Une petite équipe de l’émission est venue quelques jours auparavant passer une journée dans la classe pour les repérages et voir ce qui se passait quotidiennement pour, le jour J, faire des images en direct avec les enfants pour illustrer en cours d’émission les propos des adultes. Nous avions tous remarqué que celles et ceux qui venaient préparer une émission dans nos classes étaient très souvent emballés : pas étonnant, la plupart avait aussi des enfants. Cela avait été le cas, si bien que, par la suite et pendant quelque temps, j’ai été parfois sollicité pour leur donner des tuyaux sur les écoles intéressantes où Canal pourrait aller faire des reportages.

Le jour J, nous ne savions absolument pas comment cela allait se dérouler.

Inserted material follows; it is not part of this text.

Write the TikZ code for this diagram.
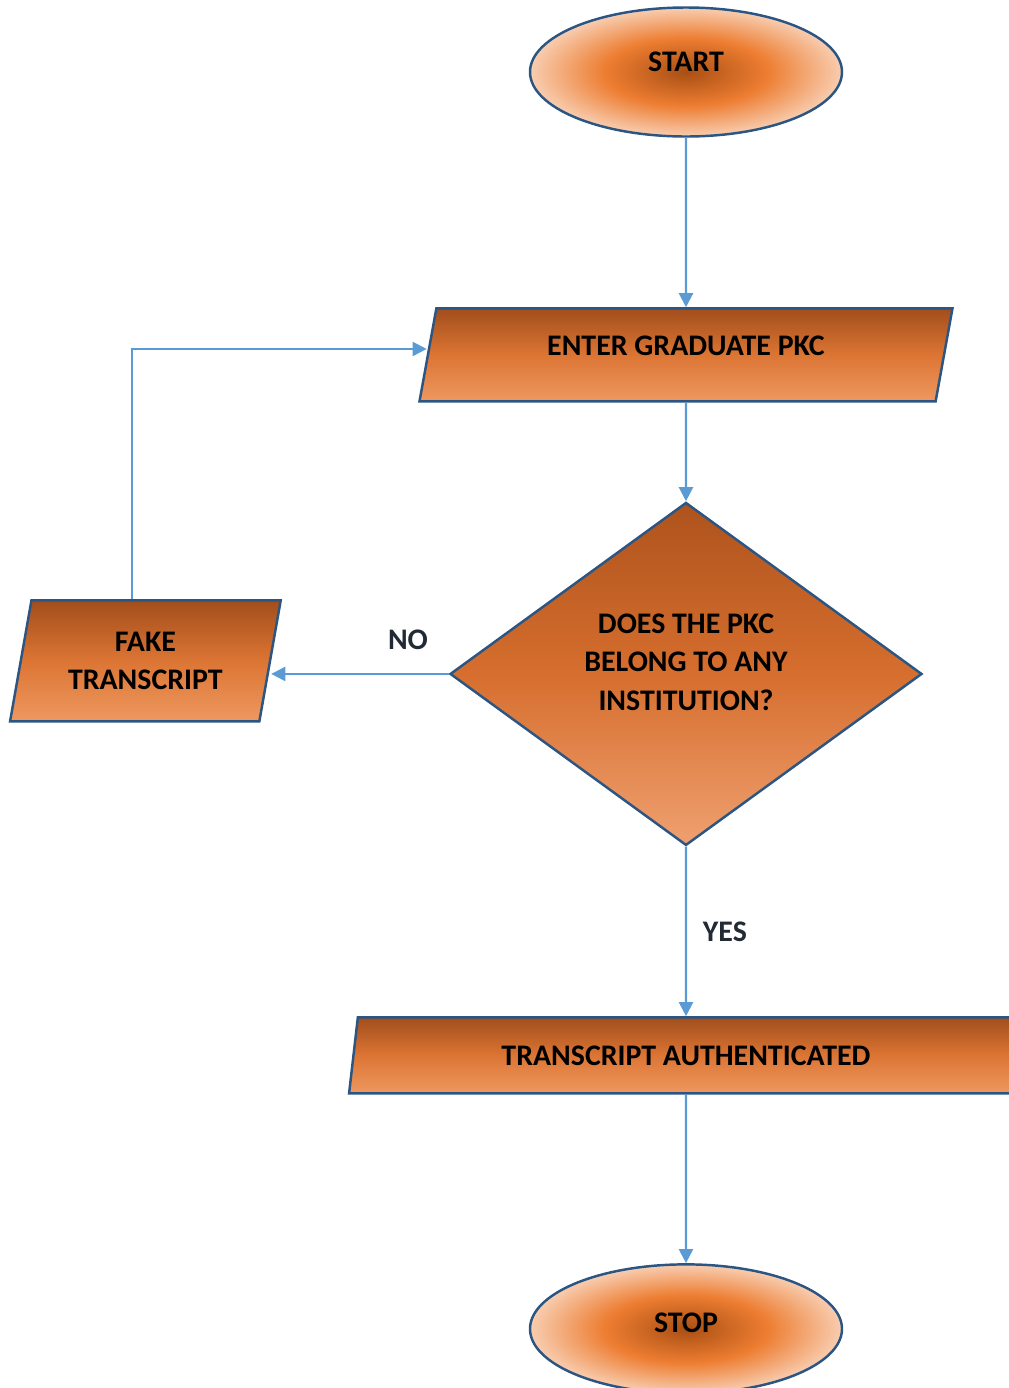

Et cela a été un sacré branlebas ! Le matin, arrivée dune ribambelle de voitures de location et de trois ou quatre semi-remorques occupant toute la rue devant l’école. L’un transformé en régie, un autre déployant une immense antenne. La gendarmerie était là pour bloquer les rues, l’EDF avait été sollicitée pour assurer le débit électrique nécessaire et éviter les baisses de tension où les coupures dans le village…Et l’école était envahie par une foule de techniciens, électriciens, éclairagistes, maquilleuses et autres. Les mômes et moi ne savions plus où regarder ! D’ailleurs nous ne pouvions rien faire d’autre que regarder, demander « à quoi ça sert ? ». Le camion de la régie où finalement c’est là que toute l’émission se fabrique, avec tous ses écrans et claviers était une découverte. Le préau était devenu le salon de maquillage. Nous fûmes sidérés lorsque Martine Mauléon qui devait juste présenter pendant deux ou trois minutes la météo y passa une bonne demi-heure ! Il y avait des câbles électriques partout, du matériel dans la cour. Tout était chamboulé, dans la salle de classe qui devait être le plateau des invités tout le mobilier avait été déplacé, des projecteurs installés savamment, des caméras sur leurs pieds,… il y avait juste les murs avec tout ce que nous affichions qui étaient restés en place… pour le décor.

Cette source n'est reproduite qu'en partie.